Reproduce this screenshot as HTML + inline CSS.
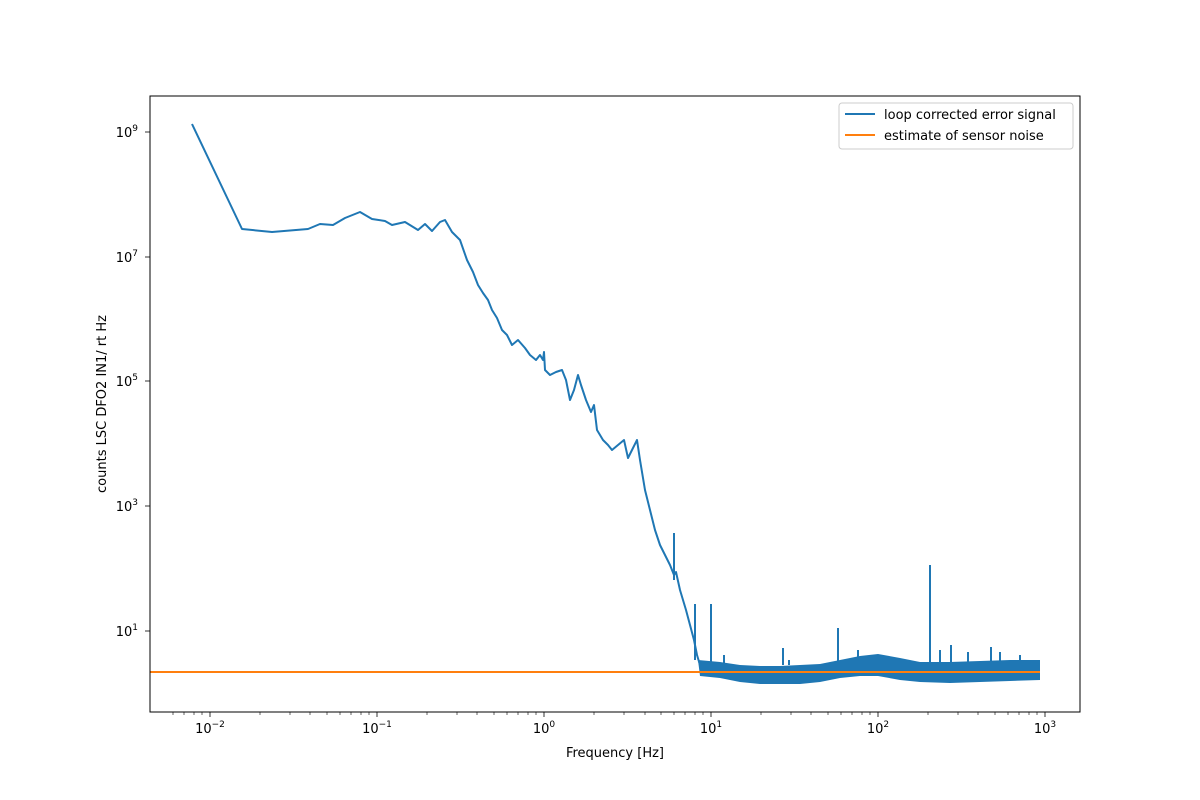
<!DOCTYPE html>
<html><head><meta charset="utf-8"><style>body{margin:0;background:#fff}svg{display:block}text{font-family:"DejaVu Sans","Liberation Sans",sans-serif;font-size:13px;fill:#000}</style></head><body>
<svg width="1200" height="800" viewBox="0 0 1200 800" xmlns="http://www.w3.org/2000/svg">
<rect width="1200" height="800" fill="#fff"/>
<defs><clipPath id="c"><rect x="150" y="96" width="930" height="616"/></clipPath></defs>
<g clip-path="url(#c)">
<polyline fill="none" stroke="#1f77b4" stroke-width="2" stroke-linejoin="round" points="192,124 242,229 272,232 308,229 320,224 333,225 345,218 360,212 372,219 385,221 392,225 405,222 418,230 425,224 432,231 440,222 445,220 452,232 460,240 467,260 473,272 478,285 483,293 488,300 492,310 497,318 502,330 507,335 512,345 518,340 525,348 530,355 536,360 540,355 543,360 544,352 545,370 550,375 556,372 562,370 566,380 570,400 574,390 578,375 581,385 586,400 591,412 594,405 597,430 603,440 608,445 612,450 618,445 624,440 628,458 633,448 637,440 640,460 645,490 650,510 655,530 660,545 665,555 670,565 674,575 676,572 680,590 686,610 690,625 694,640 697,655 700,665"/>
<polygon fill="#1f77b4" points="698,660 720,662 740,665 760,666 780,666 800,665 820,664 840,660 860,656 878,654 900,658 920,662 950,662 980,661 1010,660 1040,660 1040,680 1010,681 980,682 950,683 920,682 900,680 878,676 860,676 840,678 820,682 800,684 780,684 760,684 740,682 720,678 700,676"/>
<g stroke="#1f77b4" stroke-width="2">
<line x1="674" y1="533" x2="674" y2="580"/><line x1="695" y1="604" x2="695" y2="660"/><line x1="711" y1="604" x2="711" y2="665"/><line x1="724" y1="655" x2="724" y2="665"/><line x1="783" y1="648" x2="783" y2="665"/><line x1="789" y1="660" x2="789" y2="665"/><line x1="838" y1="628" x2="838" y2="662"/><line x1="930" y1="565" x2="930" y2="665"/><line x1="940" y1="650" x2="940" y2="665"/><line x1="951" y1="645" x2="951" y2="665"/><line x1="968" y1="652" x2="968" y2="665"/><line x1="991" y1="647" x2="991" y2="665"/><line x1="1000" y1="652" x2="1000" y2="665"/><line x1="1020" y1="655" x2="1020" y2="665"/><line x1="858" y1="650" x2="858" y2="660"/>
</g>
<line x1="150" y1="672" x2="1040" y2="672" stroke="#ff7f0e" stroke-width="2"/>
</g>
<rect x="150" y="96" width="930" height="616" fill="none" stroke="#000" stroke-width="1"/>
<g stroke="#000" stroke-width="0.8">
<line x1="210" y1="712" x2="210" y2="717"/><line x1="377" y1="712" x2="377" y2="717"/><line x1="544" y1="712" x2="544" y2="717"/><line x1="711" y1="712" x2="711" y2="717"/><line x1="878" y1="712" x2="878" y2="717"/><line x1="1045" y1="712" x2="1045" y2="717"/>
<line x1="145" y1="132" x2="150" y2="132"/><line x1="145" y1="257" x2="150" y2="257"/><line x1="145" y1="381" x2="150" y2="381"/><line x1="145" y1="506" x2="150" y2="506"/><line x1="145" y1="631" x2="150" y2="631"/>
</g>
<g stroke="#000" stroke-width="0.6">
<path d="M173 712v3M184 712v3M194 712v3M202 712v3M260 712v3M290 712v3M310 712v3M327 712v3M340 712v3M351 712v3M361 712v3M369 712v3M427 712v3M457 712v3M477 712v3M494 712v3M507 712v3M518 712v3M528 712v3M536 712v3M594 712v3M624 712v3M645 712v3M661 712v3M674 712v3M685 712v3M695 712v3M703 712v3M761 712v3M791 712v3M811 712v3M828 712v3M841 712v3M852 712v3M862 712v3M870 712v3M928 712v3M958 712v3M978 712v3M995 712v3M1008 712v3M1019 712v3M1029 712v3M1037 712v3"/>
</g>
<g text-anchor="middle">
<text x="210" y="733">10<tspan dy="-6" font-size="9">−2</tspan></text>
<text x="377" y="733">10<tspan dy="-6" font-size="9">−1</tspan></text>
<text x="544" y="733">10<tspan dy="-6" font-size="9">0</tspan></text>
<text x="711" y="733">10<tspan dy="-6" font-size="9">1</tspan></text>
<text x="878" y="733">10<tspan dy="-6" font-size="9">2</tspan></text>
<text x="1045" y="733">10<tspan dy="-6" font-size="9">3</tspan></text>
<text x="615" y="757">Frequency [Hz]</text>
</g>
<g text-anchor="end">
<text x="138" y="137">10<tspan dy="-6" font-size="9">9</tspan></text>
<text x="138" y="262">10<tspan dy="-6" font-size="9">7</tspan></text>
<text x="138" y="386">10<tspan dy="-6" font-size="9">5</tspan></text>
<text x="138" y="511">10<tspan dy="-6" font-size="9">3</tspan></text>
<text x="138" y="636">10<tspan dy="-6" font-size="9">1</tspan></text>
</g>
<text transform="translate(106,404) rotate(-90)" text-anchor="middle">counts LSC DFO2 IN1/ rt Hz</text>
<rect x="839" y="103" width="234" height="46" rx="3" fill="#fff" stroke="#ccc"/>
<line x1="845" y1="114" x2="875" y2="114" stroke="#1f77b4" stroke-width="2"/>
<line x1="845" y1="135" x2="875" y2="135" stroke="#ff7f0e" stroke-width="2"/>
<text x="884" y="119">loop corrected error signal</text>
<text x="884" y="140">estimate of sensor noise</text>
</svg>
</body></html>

● ● ● ●

* [Problem statement] Every line above should be returned word for word, with the pictures left behind.

* [Result of the exercise]
Reproduce this screenshot as HTML + inline CSS.
<!DOCTYPE html>
<html><head><meta charset="utf-8"><style>body{margin:0;background:#fff}svg{display:block}text{font-family:"DejaVu Sans","Liberation Sans",sans-serif;font-size:13px;fill:#000}</style></head><body>
<svg width="1200" height="800" viewBox="0 0 1200 800" xmlns="http://www.w3.org/2000/svg">
<rect width="1200" height="800" fill="#fff"/>
<defs><clipPath id="c"><rect x="150" y="96" width="930" height="616"/></clipPath></defs>
<g clip-path="url(#c)">
<polyline fill="none" stroke="#1f77b4" stroke-width="2" stroke-linejoin="round" points="192,124 242,229 272,232 308,229 320,224 333,225 345,218 360,212 372,219 385,221 392,225 405,222 418,230 425,224 432,231 440,222 445,220 452,232 460,240 467,260 473,272 478,285 483,293 488,300 492,310 497,318 502,330 507,335 512,345 518,340 525,348 530,355 536,360 540,355 543,360 544,352 545,370 550,375 556,372 562,370 566,380 570,400 574,390 578,375 581,385 586,400 591,412 594,405 597,430 603,440 608,445 612,450 618,445 624,440 628,458 633,448 637,440 640,460 645,490 650,510 655,530 660,545 665,555 670,565 674,575 676,572 680,590 686,610 690,625 694,640 697,655 700,665"/>
<polygon fill="#1f77b4" points="698,660 720,662 740,665 760,666 780,666 800,665 820,664 840,660 860,656 878,654 900,658 920,662 950,662 980,661 1010,660 1040,660 1040,680 1010,681 980,682 950,683 920,682 900,680 878,676 860,676 840,678 820,682 800,684 780,684 760,684 740,682 720,678 700,676"/>
<g stroke="#1f77b4" stroke-width="2">
<line x1="674" y1="533" x2="674" y2="580"/><line x1="695" y1="604" x2="695" y2="660"/><line x1="711" y1="604" x2="711" y2="665"/><line x1="724" y1="655" x2="724" y2="665"/><line x1="783" y1="648" x2="783" y2="665"/><line x1="789" y1="660" x2="789" y2="665"/><line x1="838" y1="628" x2="838" y2="662"/><line x1="930" y1="565" x2="930" y2="665"/><line x1="940" y1="650" x2="940" y2="665"/><line x1="951" y1="645" x2="951" y2="665"/><line x1="968" y1="652" x2="968" y2="665"/><line x1="991" y1="647" x2="991" y2="665"/><line x1="1000" y1="652" x2="1000" y2="665"/><line x1="1020" y1="655" x2="1020" y2="665"/><line x1="858" y1="650" x2="858" y2="660"/>
</g>
<line x1="150" y1="672" x2="1040" y2="672" stroke="#ff7f0e" stroke-width="2"/>
</g>
<rect x="150" y="96" width="930" height="616" fill="none" stroke="#000" stroke-width="1"/>
<g stroke="#000" stroke-width="0.8">
<line x1="210" y1="712" x2="210" y2="717"/><line x1="377" y1="712" x2="377" y2="717"/><line x1="544" y1="712" x2="544" y2="717"/><line x1="711" y1="712" x2="711" y2="717"/><line x1="878" y1="712" x2="878" y2="717"/><line x1="1045" y1="712" x2="1045" y2="717"/>
<line x1="145" y1="132" x2="150" y2="132"/><line x1="145" y1="257" x2="150" y2="257"/><line x1="145" y1="381" x2="150" y2="381"/><line x1="145" y1="506" x2="150" y2="506"/><line x1="145" y1="631" x2="150" y2="631"/>
</g>
<g stroke="#000" stroke-width="0.6">
<path d="M173 712v3M184 712v3M194 712v3M202 712v3M260 712v3M290 712v3M310 712v3M327 712v3M340 712v3M351 712v3M361 712v3M369 712v3M427 712v3M457 712v3M477 712v3M494 712v3M507 712v3M518 712v3M528 712v3M536 712v3M594 712v3M624 712v3M645 712v3M661 712v3M674 712v3M685 712v3M695 712v3M703 712v3M761 712v3M791 712v3M811 712v3M828 712v3M841 712v3M852 712v3M862 712v3M870 712v3M928 712v3M958 712v3M978 712v3M995 712v3M1008 712v3M1019 712v3M1029 712v3M1037 712v3"/>
</g>
<g text-anchor="middle">
<text x="210" y="733">10<tspan dy="-6" font-size="9">−2</tspan></text>
<text x="377" y="733">10<tspan dy="-6" font-size="9">−1</tspan></text>
<text x="544" y="733">10<tspan dy="-6" font-size="9">0</tspan></text>
<text x="711" y="733">10<tspan dy="-6" font-size="9">1</tspan></text>
<text x="878" y="733">10<tspan dy="-6" font-size="9">2</tspan></text>
<text x="1045" y="733">10<tspan dy="-6" font-size="9">3</tspan></text>
<text x="615" y="757">Frequency [Hz]</text>
</g>
<g text-anchor="end">
<text x="138" y="137">10<tspan dy="-6" font-size="9">9</tspan></text>
<text x="138" y="262">10<tspan dy="-6" font-size="9">7</tspan></text>
<text x="138" y="386">10<tspan dy="-6" font-size="9">5</tspan></text>
<text x="138" y="511">10<tspan dy="-6" font-size="9">3</tspan></text>
<text x="138" y="636">10<tspan dy="-6" font-size="9">1</tspan></text>
</g>
<text transform="translate(106,404) rotate(-90)" text-anchor="middle">counts LSC DFO2 IN1/ rt Hz</text>
<rect x="839" y="103" width="234" height="46" rx="3" fill="#fff" stroke="#ccc"/>
<line x1="845" y1="114" x2="875" y2="114" stroke="#1f77b4" stroke-width="2"/>
<line x1="845" y1="135" x2="875" y2="135" stroke="#ff7f0e" stroke-width="2"/>
<text x="884" y="119">loop corrected error signal</text>
<text x="884" y="140">estimate of sensor noise</text>
</svg>
</body></html>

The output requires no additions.